Hillary’s Health: Is it Time for More Transparency in the Health of Our Presidential Candidates?
The health of presidential candidates has been the topic of conversation on both sides of the political spectrum, as of late. Hillary Clinton (D) has been under intense scrutiny ever since her syncopal episode at a 9/11 memorial ceremony. Ms. Clinton was rushed into her private vehicle and taken to her daughter’s nearby apartment. Later, a campaign spokesperson revealed that Ms. Clinton had been diagnosed with pneumonia, two days prior. This incident, combined with recent coughing fits, has raised the eyes of the public as to the overall health of the Democratic presidential candidate.
There have been popular conspiracy theories for years regarding the health of Hillary Clinton. I do not plan discussing or even acknowledging these assertions. Rather, I believe it is more important to discuss a change in current political traditions. Presidential candidates should provide some form of confirmation by a group of physicians demonstrating that they are physically and mentally fit to serve as President of the United States.
Obviously, amending laws to make this proposition mandatory is incredibly involved and generally unlikely. However, this change can still result from a shift in the social standard, if the candidates are pressed by the people and media.
Why is this important from a bioethical standpoint? A sudden illness displayed to the public should not be the incident that prompts a release of medical records. The personal health of a presidential candidate is equally important as his policies. Trade negotiations, international crises, and other aspects of foreign policy suffer when a president is physically or mentally unfit to meet with other world leaders. At home, the sudden death or incapacitation of a president would rock the American political structure to its core.
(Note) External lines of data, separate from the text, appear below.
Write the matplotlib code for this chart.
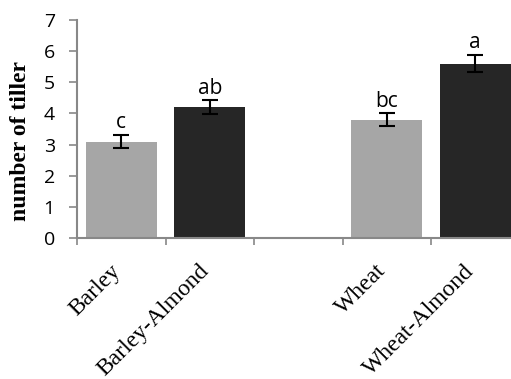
import matplotlib
matplotlib.use('Agg')
from matplotlib import pyplot
from matplotlib.transforms import ScaledTranslation
import numpy as np

# tiller counts per crop treatment
groups = ['Barley', 'Barley-Almond', '', 'Wheat', 'Wheat-Almond']
tillers = [3.1, 4.2, np.nan, 3.8, 5.6]
errors = [0.2, 0.22, np.nan, 0.2, 0.27]
letters = ['c', 'ab', '', 'bc', 'a']
colors = ['#a6a6a6', '#262626', 'none', '#a6a6a6', '#262626']

fig = pyplot.figure(figsize=(5.11, 3.79), dpi=100)
ax = fig.add_axes([0.1507, 0.372, 0.866, 0.575])

x = np.arange(len(groups))
ax.bar(x, tillers, width=0.8, color=colors, zorder=1)
ax.errorbar(x, tillers, yerr=errors, fmt='none', ecolor='black',
            elinewidth=1.5, capsize=5.5, capthick=1.5, zorder=3)

for xi, v, e, s in zip(x, tillers, errors, letters):
    if s:
        ax.text(xi, v + e + 0.22, s, ha='center', va='baseline',
                fontsize=15, family='Open Sans')

ax.set_xlim(-0.5, 4.5)
ax.set_ylim(0, 7)
ax.set_yticks(range(0, 8))
ax.set_yticklabels([str(i) for i in range(0, 8)], family='Open Sans', fontsize=14)
ax.tick_params(axis='y', direction='out', length=6, width=1.2, color='#888888', pad=10)

# category names: slanted, top-right corner just under each bar
ax.set_xticks([])
name_shift = ScaledTranslation(0.035, -0.225, fig.dpi_scale_trans)
for xi, name in zip(x, groups):
    if name:
        ax.text(xi, 0, name, rotation=45, ha='right', va='top',
                family='Liberation Serif', fontsize=17,
                transform=ax.get_xaxis_transform() + name_shift)
ax.set_xticks(np.arange(-0.5, 4.6, 1), minor=True)
ax.tick_params(axis='x', which='minor', direction='out', length=5, width=1.2, color='#888888')

ax.spines['top'].set_visible(False)
ax.spines['right'].set_visible(False)
for side in ['left', 'bottom']:
    ax.spines[side].set_color('#888888')
    ax.spines[side].set_linewidth(1.5)

ax.set_ylabel('number of tiller', family='Liberation Serif', fontweight='bold', fontsize=17)
ax.yaxis.set_label_coords(-0.104, 0.447)

pyplot.savefig('out.png', dpi=100)
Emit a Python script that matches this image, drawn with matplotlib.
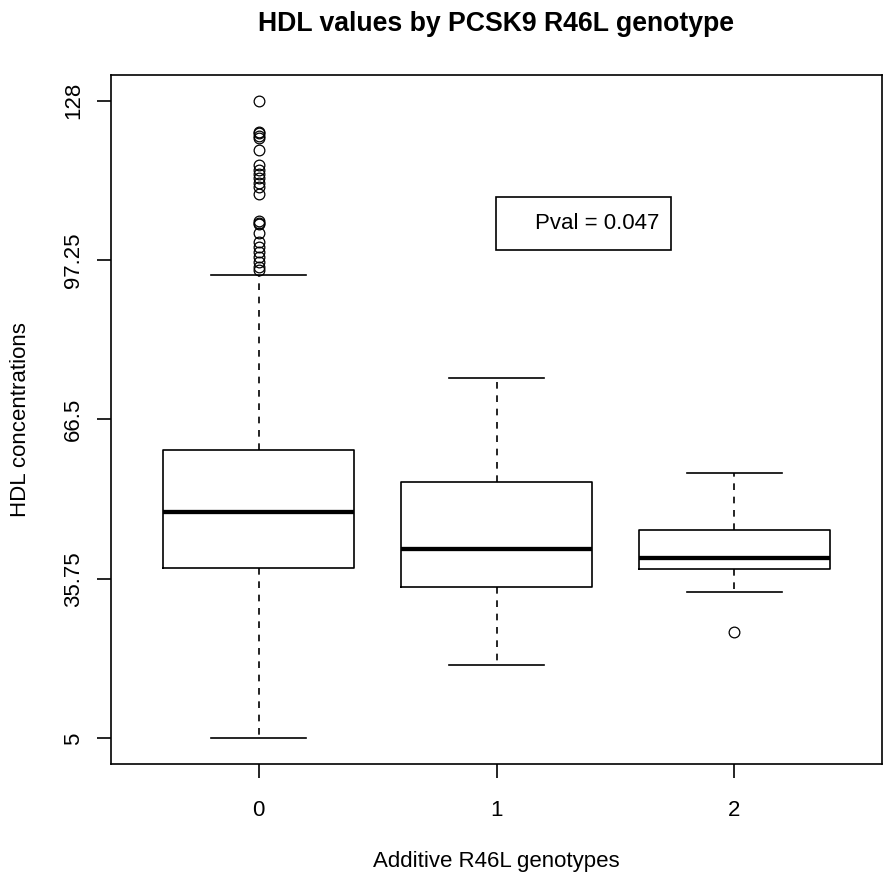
import matplotlib
matplotlib.use("Agg")
import matplotlib.pyplot as plt
from matplotlib.patches import Rectangle

plt.rcParams['font.family'] = ['Liberation Sans', 'DejaVu Sans']

# genotype groups and box stats
genotypes = ['0', '1', '2']
q1 = [37.9, 34.3, 37.7]
med = [48.7, 41.6, 39.8]
q3 = [60.6, 54.4, 45.2]
whislo = [5.0, 19.2, 33.3]
whishi = [94.3, 74.5, 56.2]
outliers = [
    [128, 122, 121.7, 121.2, 120.7, 118.5, 115.6, 114.6, 113.8, 113, 112.1,
     111.3, 110, 104.8, 104.4, 104.1, 102.4, 100.8, 99.8, 98.8, 97.9, 96.9,
     95.9, 95.3],
    [],
    [25.6],
]
yticks = [5, 35.75, 66.5, 97.25, 128]
ytick_labels = ['5', '35.75', '66.5', '97.25', '128']
pval_text = 'Pval = 0.047'

W, H = 892, 882
fig = plt.figure(figsize=(W / 100, H / 100), dpi=100)
ax = fig.add_axes([111 / W, 1 - 764 / H, 771 / W, 689 / H])

stats = []
for i in range(len(genotypes)):
    stats.append(dict(q1=q1[i], med=med[i], q3=q3[i], whislo=whislo[i],
                      whishi=whishi[i], fliers=outliers[i], label=genotypes[i]))

lw = 1.2
ax.bxp(stats, positions=range(len(genotypes)), widths=0.8,
       boxprops=dict(color='black', linewidth=lw),
       whiskerprops=dict(color='black', linewidth=lw, linestyle=(0, (4, 4))),
       capprops=dict(color='black', linewidth=lw),
       medianprops=dict(color='black', linewidth=3.1, solid_capstyle='butt'),
       flierprops=dict(marker='o', markerfacecolor='none', markeredgecolor='black',
                       markersize=7.7, markeredgewidth=0.9))

# R style 4% padding on both axes
ax.set_xlim(-0.62, 2.62)
lo, hi = min(whislo), max(max(o) for o in outliers if o)
pad = 0.04 * (hi - lo)
ax.set_ylim(lo - pad, hi + pad)

ax.set_yticks(yticks)
ax.set_yticklabels(ytick_labels)
ax.set_xticks(range(len(genotypes)))
ax.set_xticklabels(genotypes)
for s in ax.spines.values():
    s.set_linewidth(lw)
ax.tick_params(axis='both', length=10, width=lw, labelsize=16)
ax.tick_params(axis='y', pad=9.6)
ax.tick_params(axis='x', pad=16)
for t in ax.get_yticklabels():
    t.set_rotation(90)
    t.set_va('center')

ax.add_patch(Rectangle((0.499, 0.746), 0.227, 0.077, transform=ax.transAxes,
                       fill=False, edgecolor='black', linewidth=lw))
ax.text(0.711, 0.7845, pval_text, transform=ax.transAxes, ha='right',
        va='center', fontsize=16)

fig.text(496.5 / W, 1 - 30.7 / H, 'HDL values by PCSK9 R46L genotype',
         ha='center', va='baseline', fontsize=19.2, fontweight='bold')
fig.text(496.5 / W, 1 - 866.7 / H, 'Additive R46L genotypes',
         ha='center', va='baseline', fontsize=16)
fig.text(20.4 / W, 1 - 419.5 / H, 'HDL concentrations', rotation=90,
         ha='center', va='center', fontsize=16)

fig.savefig('out.png', dpi=100)
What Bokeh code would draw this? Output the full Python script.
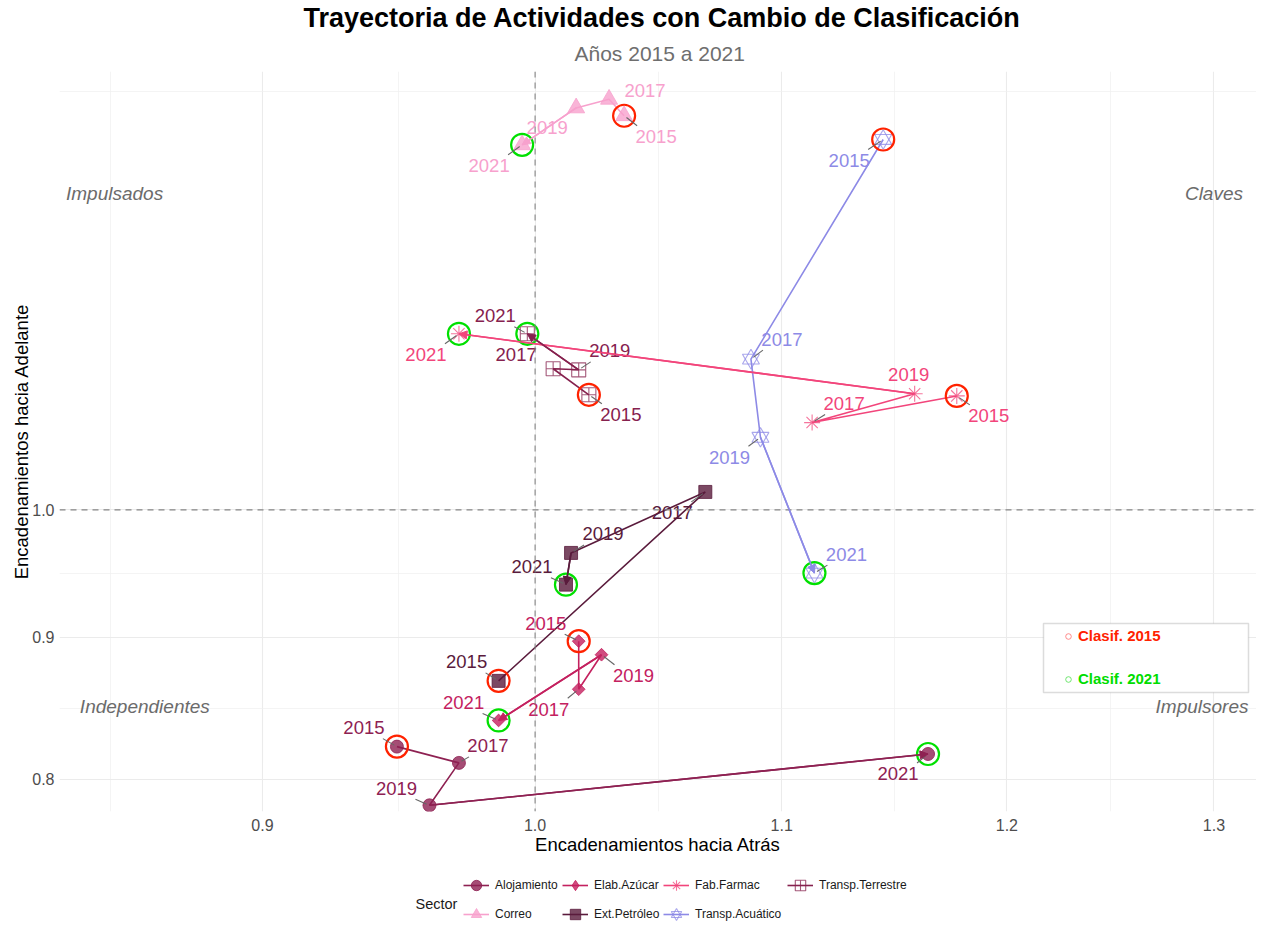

As an American citizen, it seems almost morally wrong to elect a president who may fall into the aforementioned health category. I recognize that every citizen has a right to his privacy, and HIPPA laws do not allow healthcare workers to share private information regarding a patient’s health. However, Hillary Clinton’s recent medical episodes have prompted the need for change. All major presidential candidates should be assessed by a group of doctors in order to confirm that the candidate is fit to serve. An unhealthy candidate’s condition could worsen throughout the election cycle considering the intensity of the campaign trail, risking the safety of the candidate themself. The findings of these professional assessments should be released to the public for the sake of the people, the candidate, and the country.